Alas life moves on for some and for some it comes to a complete halt with loss of one’s bearings but in either case what remains are the memories.
The moot question is how do we grieve?
George Bernard Shaw in The Doctor’s Dilemma: A Tragedy had said,
“Life does not cease to be funny when people die any more than it ceases to be serious when people laugh.”
So when we laugh or smile, do we ever stop grieving or has it just been pushed aside for the time being?
Is grief quantifiable?
Is shedding tears a true barometer of one’s grief?
A cousin of mine visited a salon immediately after her father’s passing away, for her hair needed some touch-ups in order to look ‘decent’ for the condolence meeting. Did she stop mourning because of this or her grief any less?
Is grief directly proportional to emotional and financial needs?
How long do we grieve or what should be the mourning period?
Are those 13 days enough for one to stop mourning?
Do the dead keep living in our memories forever?
If yes then how long before it just remains a faded memory?
While we mourn the dead, do we forgive them too?
Personally for me each time I look back at some dead people, their evil deeds eclipses whatever good memories I may have had of them.

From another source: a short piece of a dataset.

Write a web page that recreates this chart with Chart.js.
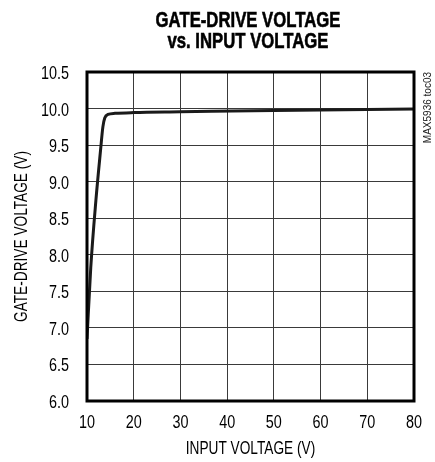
<!DOCTYPE html>
<html>
<head>
<meta charset="utf-8">
<script src="https://cdn.jsdelivr.net/npm/chart.js@4/dist/chart.umd.min.js"></script>
<style>
  body { margin: 0; background: #fff; }
  #wrap { width: 435px; height: 462px; position: relative; }
</style>
</head>
<body>
<div id="wrap"><canvas id="chart"></canvas></div>
<script>
// valores
const inputVoltage = [10, 10.8, 11.9, 12.9, 13.4, 13.8, 14.5, 16, 20, 30, 50, 80];
const gateVoltage  = [6.85, 7.82, 8.74, 9.43, 9.75, 9.87, 9.92, 9.935, 9.945, 9.955, 9.975, 9.995];
const xTicks = [10, 20, 30, 40, 50, 60, 70, 80];
const yTicks = [6.0, 6.5, 7.0, 7.5, 8.0, 8.5, 9.0, 9.5, 10.0, 10.5];
const titleLines = ['GATE-DRIVE VOLTAGE', 'vs. INPUT VOLTAGE'];
const xTitle = 'INPUT VOLTAGE (V)';
const yTitle = 'GATE-DRIVE VOLTAGE (V)';
const sideNote = 'MAX5936 toc03';

const fontFamily = '"Liberation Sans", Arial, sans-serif';

// texto estrecho: no hay fuente "narrow", se comprime en horizontal
function narrowText(ctx, text, x, y, opt) {
    ctx.save();
    ctx.translate(x, y);
    if (opt.rotate) ctx.rotate(opt.rotate);
    ctx.scale(opt.sx, 1);
    ctx.font = (opt.bold ? 'bold ' : '') + opt.size + 'px ' + fontFamily;
    ctx.fillStyle = opt.color || '#000';
    ctx.textAlign = opt.align || 'center';
    ctx.textBaseline = 'middle';
    ctx.fillText(text, 0, 0);
    if (opt.stroke) {
        ctx.lineWidth = opt.stroke;
        ctx.strokeStyle = ctx.fillStyle;
        ctx.strokeText(text, 0, 0);
    }
    ctx.restore();
}

const decorPlugin = {
    id: 'decor',
    afterDraw(chart) {
        const ctx = chart.ctx;
        const a = chart.chartArea;
        const xs = chart.scales.x;
        const ys = chart.scales.y;

        // marco grueso
        ctx.save();
        ctx.strokeStyle = '#000';
        ctx.lineWidth = 3;
        ctx.strokeRect(a.left, a.top, a.right - a.left, a.bottom - a.top);
        ctx.restore();

        // etiquetas de los ejes
        xTicks.forEach(v => {
            narrowText(ctx, String(v), xs.getPixelForValue(v), a.bottom + 22, { size: 18, sx: 0.8 });
        });
        yTicks.forEach(v => {
            narrowText(ctx, v.toFixed(1), 69, ys.getPixelForValue(v) + 2, { size: 18, sx: 0.8, align: 'right' });
        });

        narrowText(ctx, xTitle, (a.left + a.right) / 2, 449, { size: 18, sx: 0.76 });
        narrowText(ctx, yTitle, 22, (a.top + a.bottom) / 2, { size: 18, sx: 0.76, rotate: -Math.PI / 2 });

        // titulo
        narrowText(ctx, titleLines[0], 248, 21, { size: 22, sx: 0.76, bold: true, stroke: 0.6 });
        narrowText(ctx, titleLines[1], 248, 41.5, { size: 22, sx: 0.76, bold: true, stroke: 0.6 });

        // nota lateral
        narrowText(ctx, sideNote, 428, a.top, { size: 10, sx: 1, rotate: -Math.PI / 2, align: 'right', color: '#222' });
    }
};

const ctx = document.getElementById('chart').getContext('2d');
const chart = new Chart(ctx, {
    type: 'line',
    data: {
        datasets: [{
            data: inputVoltage.map((x, i) => ({ x: x, y: gateVoltage[i] })),
            borderColor: '#1a1a1a',
            borderWidth: 3,
            pointRadius: 0,
            cubicInterpolationMode: 'monotone',
            fill: false
        }]
    },
    options: {
        responsive: true,
        maintainAspectRatio: false,
        animation: false,
        layout: { padding: { top: 72, right: 21, left: 0, bottom: 0 } },
        plugins: { legend: { display: false }, tooltip: { enabled: false } },
        scales: {
            x: {
                type: 'linear',
                min: 10,
                max: 80,
                afterFit: (s) => { s.height = 61; },
                ticks: { stepSize: 10, display: false },
                grid: { color: '#3a3a3a', lineWidth: 1, drawTicks: false },
                border: { display: false }
            },
            y: {
                min: 6,
                max: 10.5,
                afterFit: (s) => { s.width = 87; },
                ticks: { stepSize: 0.5, display: false },
                grid: { color: '#3a3a3a', lineWidth: 1, drawTicks: false },
                border: { display: false }
            }
        }
    },
    plugins: [decorPlugin]
});
</script>
</body>
</html>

Nothing explains these questions better than the below mentioned three movies that deals with the topic of losing a family member and how each one reacts to it:
This is a film about a young widow who is indifferent to the death of her husband and unable to grieve on her loss. On the other hand are her in-laws who can’t get over the loss of their son and sole bread winner.
- RAMPRASAD KI TEHRVI
This one is about siblings arriving at their ancestral homes on the death of their father. Each one trying to ascertain their financial gains, supremacy and it’s the grieving mother who is left alone to decide her future and legacy.
- KARKHANISANCHI WAARI
This one is a Marathi film about a family who undertake a road trip to bury the ashes of the family patriarch and the custodian of their family land. How each is on this trip for their own gains mostly financial while the wife of the patriarch gets no time to mourn as she soon realizes the patriarch has a mistress tucked away somewhere.
Each of these movies showcases death and mourning thru a typical Indian point of view wherein entire immediate and extended family huddle together to comfort the mourning family. But it’s also the time skeletons tumbles out of the closet, relationships redefined, some new ones forged and some old healed wounds scratched opened.
Dealing with death is never easy but it is always there, staring right across our faces – ALWAYS FOR EACH LIVING SECOND OF OUR LIFE.